- Cartoon of Nelson from Edwin Cox's Private Lives comic, 1941

Chief Mouser to the Cabinet Office
- In role c. July 1940 – c. May 1944 Serving with the Munich Mouser (1940–1943)
- Monarch: George VI
- Prime Minister: Winston Churchill; Clement Attlee;
- Preceded by: Munich Mouser
- Succeeded by: Peter II

Personal details
- Occupation: Mouser

= Nelson (cat) =

Chief Mouser to the Cabinet Office in the 1940s

Nelson was a cat who served as the chief mouser to the Cabinet Office during the wartime coalition government as a pet of Winston Churchill. In the summer of 1940, after Churchill became the prime minister, Nelson moved from Admiralty House to 10 Downing Street, where he had a rivalry with his predecessor: Neville Chamberlain's cat, the Munich Mouser.

== Life and career ==

Nelson is the bravest cat I ever knew ... I decided to adopt him and name him after our great Admiral.
— Winston Churchill

Winston Churchill decided to adopt Nelson, a black stray, when he witnessed him chasing off a "huge dog" from Admiralty House, London. Impressed by his bravery, Churchill named the cat after the British admiral Horatio Nelson, 1st Viscount Nelson. Following Churchill's appointment as prime minister in 1940, Nelson moved into 10 Downing Street from Admiralty House sometime during the summer. Opponents of Churchill speculated that he would not bring Nelson to Downing Street, suggesting that Churchill did not like cats; this was refuted by Churchill's friends as a "gross aspersion". Commenters also wondered whether Nelson and the previous prime minister Neville Chamberlain's cat, nicknamed the Munich Mouser, would get along:

How, it is asked, will the "Munich" cat react to "Nelson"? Will it follow Mr. Chamberlain next door to his new home at No. 11, leaving the field at No. 10 to "Nelson"? Or will it refuse to abdicate and call for a showdown in his majesty's court of justice?

The cats did not take a liking to one another, with the rivalry between the pair later compared with that of the 21st-century mousers Larry and Palmerston. Churchill would reportedly regularly entertain guests with stories of Nelson's bravery.

During the Christmas season of 1941 the United States gifted Churchill a large number of items, including catnip for Nelson.
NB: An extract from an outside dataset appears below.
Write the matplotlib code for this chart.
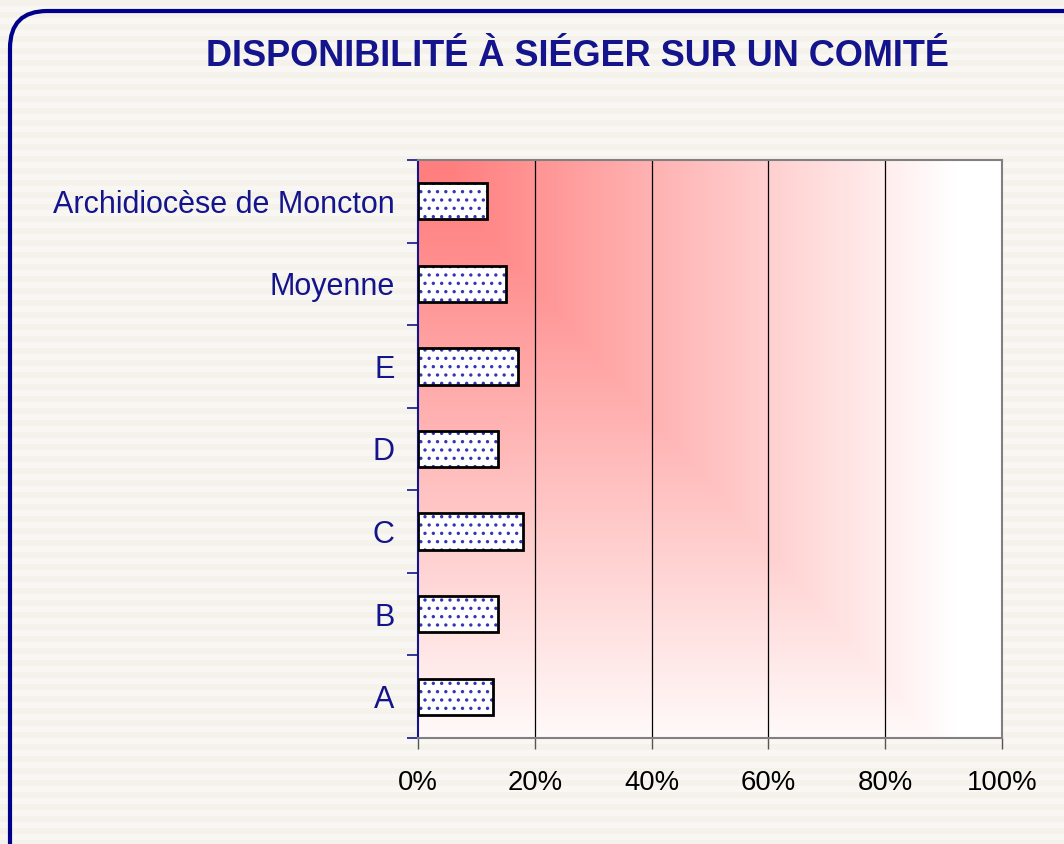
import numpy as np
import matplotlib
matplotlib.use("Agg")
import matplotlib.pyplot as plt
from matplotlib.patches import FancyBboxPatch

categories = ["A", "B", "C", "D", "E", "Moyenne", "Archidiocèse de Moncton"]
values = [0.128, 0.137, 0.180, 0.137, 0.171, 0.151, 0.118]
xticks = [0, 0.2, 0.4, 0.6, 0.8, 1.0]
xticklabels = ["0%", "20%", "40%", "60%", "80%", "100%"]
title = "DISPONIBILITÉ À SIÉGER SUR UN COMITÉ"

plt.rcParams['font.family'] = ['Liberation Sans', 'DejaVu Sans']
W, H = 1064, 844
fig = plt.figure(figsize=(W/100, H/100), dpi=100)

# striped background
bg = fig.add_axes([0, 0, 1, 1], zorder=-10)
rows = np.arange(H)
stripe = np.where((rows // 6) % 2 == 0, 0.0, 1.0)
c1 = np.array([0.957, 0.952, 0.925])
c2 = np.array([0.975, 0.972, 0.955])
img = c1[None, :] * (1 - stripe[:, None]) + c2[None, :] * stripe[:, None]
img = np.repeat(img[:, None, :], 4, axis=1)
bg.imshow(img, aspect='auto', extent=[0, 1, 0, 1], interpolation='nearest')
bg.set_xlim(0, 1); bg.set_ylim(0, 1)
bg.axis('off')

# rounded border
border = FancyBboxPatch((10/W, -0.2), 1.2, 1 - 11/H + 0.2,
                        boxstyle="round,pad=0,rounding_size=0.035",
                        transform=bg.transAxes, fill=False,
                        edgecolor='#00008B', linewidth=3, mutation_aspect=W/H)
bg.add_patch(border)

fig.text(577/W, 1 - 57/H, title, ha='center', va='center',
         fontsize=26, fontweight='bold', color='#14148C')

ax = fig.add_axes([418/W, 1 - 738/H, 584/W, 578/H])
n = len(categories)

# gradient background (from top-left corner)
N = 400
g = np.linspace(0, 1, N)
X, Y = np.meshgrid(g, g)  # Y=0 at top
tx = np.clip((X - 0.06) / 0.86, 0, 1)
ty = np.clip((Y - 0.06) / 0.98, 0, 1)
inten = 1 - np.maximum(tx, ty)
grad = np.zeros((N, N, 3))
grad[..., 0] = 1.0
grad[..., 1] = 1.0 - 0.5 * inten
grad[..., 2] = 1.0 - 0.5 * inten
ax.imshow(grad, aspect='auto', extent=[0, 1, -0.5, n - 0.5], origin='upper',
          zorder=0, interpolation='bilinear')
ax.set_xlim(0, 1)
ax.set_ylim(-0.5, n - 0.5)

for xv in xticks[1:-1]:
    ax.axvline(xv, color='black', linewidth=0.9, zorder=1)

y = np.arange(n)
plt.rcParams['hatch.linewidth'] = 1.2
ax.barh(y, values, height=0.44, color='white', edgecolor='#3535B5',
        hatch='..', linewidth=0, zorder=2)
ax.barh(y, values, height=0.44, fill=False, edgecolor='black',
        linewidth=2, zorder=3)

ax.set_yticks(y)
ax.set_yticklabels(categories, fontsize=22, color='#14148C')
ax.tick_params(axis='y', which='major', length=0, pad=17)
ax.set_yticks(np.arange(n + 1) - 0.5, minor=True)
ax.tick_params(axis='y', which='minor', length=8, color='#14148C', width=1.2,
               direction='out')

ax.set_xticks(xticks)
ax.set_xticklabels(xticklabels, fontsize=19.8, color='black')
ax.tick_params(axis='x', length=8, color='#555555', width=1, pad=15)

ax.spines['left'].set_color('#14148C')
ax.spines['left'].set_linewidth(1.5)
for s in ['top', 'right', 'bottom']:
    ax.spines[s].set_color('#808080')
    ax.spines[s].set_linewidth(1.5)

fig.savefig('out.png', dpi=100)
In February 1942 Quentin Reynolds, an American journalist, reported that Nelson had demonstrated his "faithfulness" to Churchill by jumping into his lap when called; Churchill's daughter Mary claimed that "Nelson isn't really that faithful", and "he [was] only being nice" to Churchill because they were to have salmon for lunch. Reynolds also described a dinner with the Churchills and Nelson in a book published that year, at which Churchill recited parts of Shakespeare's Hamlet. On 2 May 1944, at the Commonwealth Prime Ministers' Conference, Nelson was trapped in a fridge whilst attempting to get "an extra helping of milk", but was soon released unharmed. During meetings with Churchill's war cabinet, Nelson would sit close to Churchill, acting as a "prime ministerial hot water bottle"; the prime minister was reported to have mentioned this fact to Rab Butler, stating that through his acts Nelson "save[d] fuel and power", and thereby aided the war effort.